** What you need to do **
Copy every line of the data in which the word "that" occurs.

** Data lines **
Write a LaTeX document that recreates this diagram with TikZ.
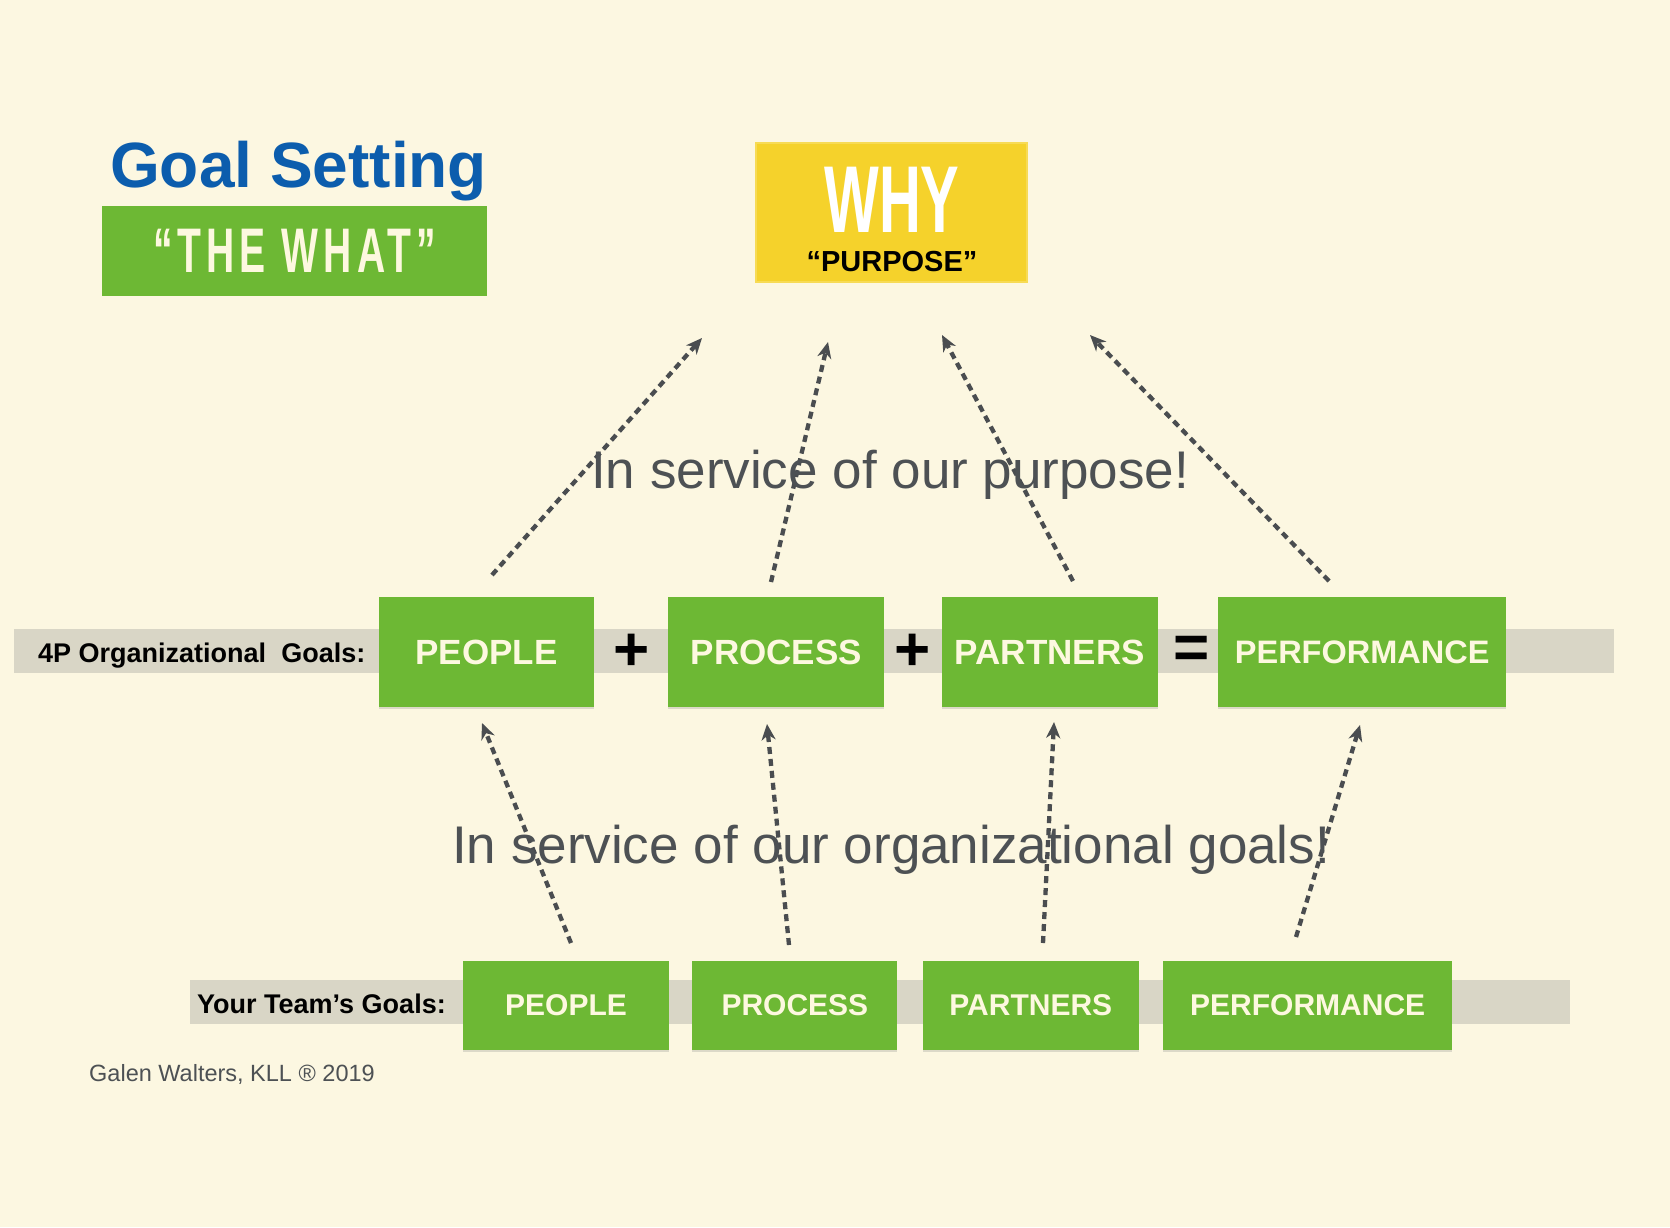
\documentclass[tikz,border=0pt]{standalone}
\usepackage{fontspec}
\setmainfont{Liberation Sans}
\newfontfamily\gothicfont[FakeStretch=0.62,LetterSpace=8]{Liberation Sans Bold}
\newfontfamily\whyfont[FakeStretch=0.61]{Liberation Sans Bold}
\usetikzlibrary{arrows.meta, positioning, shadows}

\definecolor{paper}{HTML}{FCF7E1}
\definecolor{goalgreen}{HTML}{6DB834}
\definecolor{cream}{HTML}{FDF8E0}
\definecolor{bandgray}{HTML}{D9D6C6}
\definecolor{goalblue}{HTML}{0C5DAD}
\definecolor{whyyellow}{HTML}{F5D22B}
\definecolor{arrowgray}{HTML}{4A4D50}
\definecolor{textgray}{HTML}{4D5154}

\tikzstyle{orggoal} = [rectangle, minimum width=216pt, minimum height=110pt, inner sep=0pt, fill=goalgreen, text=cream, font=\fontsize{35}{40}\selectfont\bfseries, drop shadow={shadow xshift=0pt, shadow yshift=-2pt, opacity=0.25}]
\tikzstyle{teamgoal} = [rectangle, minimum width=206pt, minimum height=89pt, inner sep=0pt, fill=goalgreen, text=cream, font=\fontsize{30}{34}\selectfont\bfseries, drop shadow={shadow xshift=0pt, shadow yshift=-2pt, opacity=0.25}]
\tikzstyle{band} = [rectangle, inner sep=0pt, fill=bandgray]
\tikzstyle{sign} = [inner sep=0pt, font=\fontsize{62}{62}\selectfont\bfseries]
\tikzstyle{service} = [anchor=base west, inner sep=0pt, text=textgray, font=\fontsize{53}{60}\selectfont]
\tikzstyle{arrow} = [line width=4.3pt, draw=arrowgray, dash pattern=on 7pt off 5pt, -{Stealth[length=16pt,width=14pt,inset=5pt]}]

\begin{document}
\begin{tikzpicture}[x=1pt, y=-1pt]

% Background
\fill[paper] (0,0) rectangle (1670,1227);
\useasboundingbox (0,0) rectangle (1670,1227);

% Title
\node (title) [anchor=base west, inner sep=0pt, text=goalblue, font=\fontsize{64}{70}\selectfont\bfseries] at (110,187) {Goal Setting};
\node (what) [rectangle, fill=goalgreen, minimum width=385pt, minimum height=90pt, text=cream, font=\gothicfont\fontsize{63}{70}\selectfont] at (294.5,251) {“THE WHAT”};

% Purpose box
\node (whybox) [rectangle, fill=whyyellow, draw=whyyellow!80!white, line width=2pt, minimum width=271pt, minimum height=139pt] at (891.5,212.5) {};
\node (why) [anchor=base, inner sep=0pt, text=white, font=\whyfont\fontsize{95}{100}\selectfont] at (892,232) {WHY};
\node (purpose) [anchor=base, inner sep=0pt, text=black, font=\fontsize{29}{32}\selectfont\bfseries] at (892,271) {“PURPOSE”};

% Bands
\node (orgband) [band, minimum width=1600pt, minimum height=44pt] at (814,651) {};
\node (teamband) [band, minimum width=1380pt, minimum height=44pt] at (880,1002) {};
\node (orglabel) [anchor=base west, inner sep=0pt, font=\fontsize{27}{30}\selectfont\bfseries] at (38,662) {4P Organizational\ \ Goals:};
\node (teamlabel) [anchor=base west, inner sep=0pt, font=\fontsize{27}{30}\selectfont\bfseries] at (197,1013) {Your Team’s Goals:};

% Organizational goals
\node (people) [orggoal, minimum width=215pt] at (486.5,652) {PEOPLE};
\node (process) [orggoal, right=74pt of people] {PROCESS};
\node (partners) [orggoal, right=57pt of process] {PARTNERS};
\node (performance) [orggoal, minimum width=288pt, right=60pt of partners, font=\fontsize{32.5}{38}\selectfont\bfseries] {PERFORMANCE};
\node (plusa) [sign] at (632,652) {+};
\node (plusb) [sign] at (913,652) {+};
\node (equals) [sign] at (1192,652) {=};

% Team goals
\node (tpeople) [teamgoal] at (566,1005.5) {PEOPLE};
\node (tprocess) [teamgoal, minimum width=205pt, right=23pt of tpeople] {PROCESS};
\node (tpartners) [teamgoal, minimum width=216pt, right=25pt of tprocess] {PARTNERS};
\node (tperformance) [teamgoal, minimum width=289pt, right=24pt of tpartners] {PERFORMANCE};

% Arrow ends
\coordinate (ua) at (492,575);  \coordinate (uah) at (702,338);
\coordinate (ub) at (771,582);  \coordinate (ubh) at (828,342);
\coordinate (uc) at (1073,581); \coordinate (uch) at (942,335);
\coordinate (ud) at (1329,581); \coordinate (udh) at (1090,335);
\coordinate (la) at (571,943);  \coordinate (lah) at (482,723);
\coordinate (lb) at (789,945);  \coordinate (lbh) at (767,724);
\coordinate (lc) at (1043,943); \coordinate (lch) at (1054,722);
\coordinate (ld) at (1296,937); \coordinate (ldh) at (1360,725);

% Arrows
\draw [arrow] (ua) -- (uah);
\draw [arrow] (ub) -- (ubh);
\draw [arrow] (uc) -- (uch);
\draw [arrow] (ud) -- (udh);
\draw [arrow] (la) -- (lah);
\draw [arrow] (lb) -- (lbh);
\draw [arrow] (lc) -- (lch);
\draw [arrow] (ld) -- (ldh);

% Captions
\node (upcaption) [service] at (591,488) {In service of our purpose!};
\node (lowcaption) [service] at (452,863) {In service of our organizational goals!};
\node (credit) [anchor=base west, inner sep=0pt, text=textgray, font=\fontsize{23.5}{27}\selectfont] at (89,1081) {Galen Walters, KLL ® 2019};

\end{tikzpicture}
\end{document}
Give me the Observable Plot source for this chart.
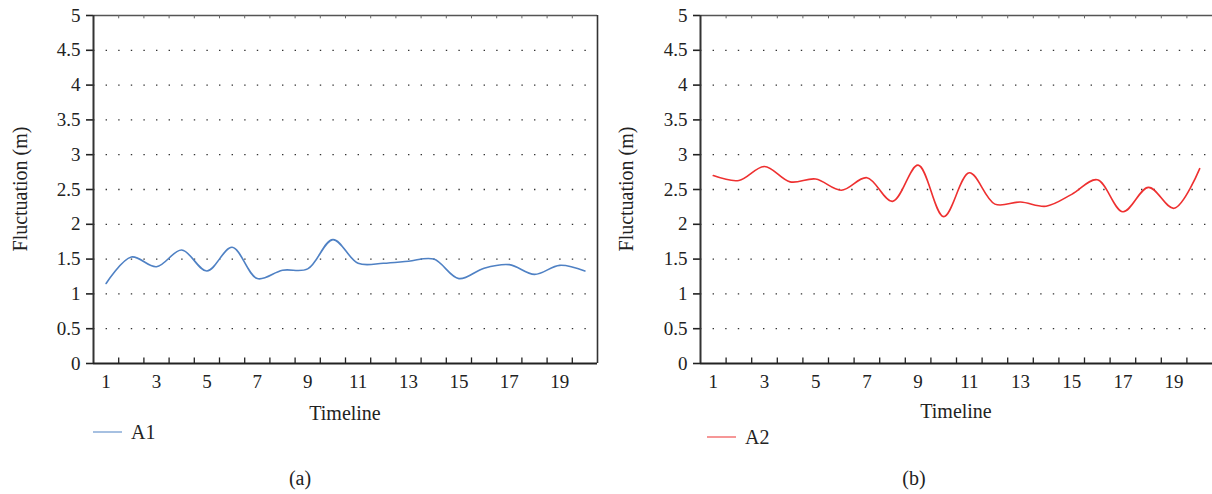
<!DOCTYPE html>
<html><head><meta charset="utf-8">
<script src="https://cdn.jsdelivr.net/npm/d3@7"></script>
<script src="https://cdn.jsdelivr.net/npm/@observablehq/plot@0.6"></script>
<style>
html,body{margin:0;padding:0;background:#fff;}
#wrap{position:relative;width:1212px;height:494px;overflow:hidden;font-family:'Liberation Serif','DejaVu Serif','Noto Serif','Noto Serif CJK SC','Tinos','FreeSerif','Times New Roman',Times,serif;color:#222;}
#wrap svg text{font-family:'Liberation Serif','DejaVu Serif','Noto Serif','Noto Serif CJK SC','Tinos','FreeSerif','Times New Roman',Times,serif;}
.panel{position:absolute;top:0;}
.lbl{position:absolute;transform:translate(-50%,-50%);white-space:nowrap;font-size:20px;}
.ylbl{position:absolute;transform:translate(-50%,-50%) rotate(-90deg);white-space:nowrap;font-size:20px;}
.leg{position:absolute;display:flex;align-items:center;font-size:20px;transform:translateY(-50%);}
.leg span.sw{display:inline-block;width:29px;height:0;border-top:1.6px solid;margin-right:9px;}
</style></head>
<body><div id="wrap"></div>
<script>
const timeline = [1,2,3,4,5,6,7,8,9,10,11,12,13,14,15,16,17,18,19,20];
const seriesA1 = [1.15,1.53,1.39,1.63,1.33,1.67,1.22,1.34,1.36,1.78,1.44,1.44,1.47,1.50,1.22,1.37,1.42,1.28,1.41,1.33];
const seriesA2 = [2.70,2.63,2.83,2.61,2.65,2.49,2.67,2.33,2.85,2.11,2.74,2.29,2.32,2.26,2.43,2.64,2.18,2.53,2.23,2.80];
const xTickLabels = [1,3,5,7,9,11,13,15,17,19];
const yTicks = [0,0.5,1,1.5,2,2.5,3,3.5,4,4.5,5];
const yGrid = [0.5,1,1.5,2,2.5,3,3.5,4,4.5];
const bounds = timeline.slice(0,-1).map(d => d + 0.5);
const tickLen = 0.08; // inward tick length, in y units

const wrap = document.getElementById("wrap");

function panel({left, marginLeft, marginRight, values, name, color, rightBorder, xLabelY, legX, legY, caption, capX}) {
  const data = timeline.map((t,i) => ({t, v: values[i]}));
  const chart = Plot.plot({
    width: 606, height: 430,
    marginTop: 15, marginBottom: 67, marginLeft, marginRight,
    style: {fontSize: "19px", color: "#222", background: "transparent"},
    x: {type: "linear", domain: [0.5, 20.5]},
    y: {domain: [0, 5]},
    marks: [
      Plot.ruleY(yGrid, {stroke: "#333", strokeDasharray: "1.4,11.2", strokeWidth: 1.3}),
      Plot.ruleY([5], {stroke: "#555", strokeWidth: 1.6}),
      Plot.ruleX(bounds, {y1: 5 - tickLen * 0.6, y2: 5, stroke: "#666", strokeWidth: 1}),
      rightBorder ? Plot.ruleX([20.5], {stroke: "#333", strokeWidth: 1.6}) : null,
      Plot.axisY({ticks: yTicks, tickFormat: d => String(d), tickSize: 7, tickPadding: 6, strokeWidth: 1.6, label: null, fontSize: 19}),
      Plot.axisX({ticks: xTickLabels, tickSize: 0, tickPadding: 11, tickFormat: d => String(d), label: null, fontSize: 19}),
      Plot.ruleX(bounds, {y1: 0, y2: tickLen, stroke: "#222", strokeWidth: 1.3}),
      Plot.ruleX([0.5], {stroke: "#333", strokeWidth: 2}),
      Plot.ruleY([0], {stroke: "#222", strokeWidth: 2}),
      Plot.line(data, {x: "t", y: "v", curve: "catmull-rom", stroke: color, strokeWidth: 1.6})
    ]
  });
  const div = document.createElement("div");
  div.className = "panel";
  div.style.left = left + "px";
  div.appendChild(chart);
  wrap.appendChild(div);

  const yl = document.createElement("div");
  yl.className = "ylbl"; yl.textContent = "Fluctuation (m)";
  yl.style.left = (left + 20) + "px"; yl.style.top = "189px";
  wrap.appendChild(yl);

  const xl = document.createElement("div");
  xl.className = "lbl"; xl.textContent = "Timeline";
  xl.style.left = (left + marginLeft + (606 - marginLeft - marginRight)/2) + "px"; xl.style.top = xLabelY + "px";
  wrap.appendChild(xl);

  const lg = document.createElement("div");
  lg.className = "leg";
  lg.style.left = legX + "px"; lg.style.top = legY + "px";
  lg.innerHTML = `<span class="sw" style="border-color:${color}"></span><span>${name}</span>`;
  wrap.appendChild(lg);

  const cp = document.createElement("div");
  cp.className = "lbl"; cp.textContent = caption;
  cp.style.left = capX + "px"; cp.style.top = "478px";
  wrap.appendChild(cp);
}

panel({left: 0, marginLeft: 93, marginRight: 9, values: seriesA1, name: "A1", color: "#4f81c4", rightBorder: true, xLabelY: 413, legX: 93, legY: 432, caption: "(a)", capX: 300});
panel({left: 606, marginLeft: 94, marginRight: 0, values: seriesA2, name: "A2", color: "#ee3030", rightBorder: false, xLabelY: 411, legX: 707, legY: 437, caption: "(b)", capX: 914});
</script></body></html>
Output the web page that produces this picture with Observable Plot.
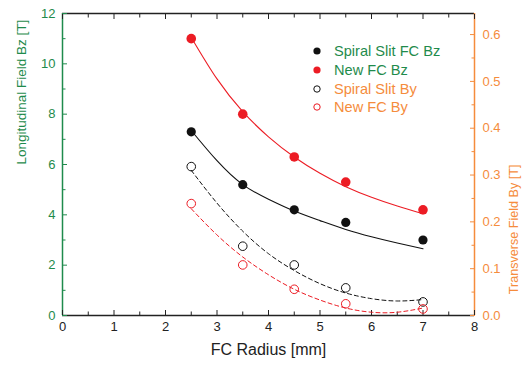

** Exercise answer **
Write a LaTeX document that recreates this diagram with TikZ.
Output the web page that produces this picture with Observable Plot.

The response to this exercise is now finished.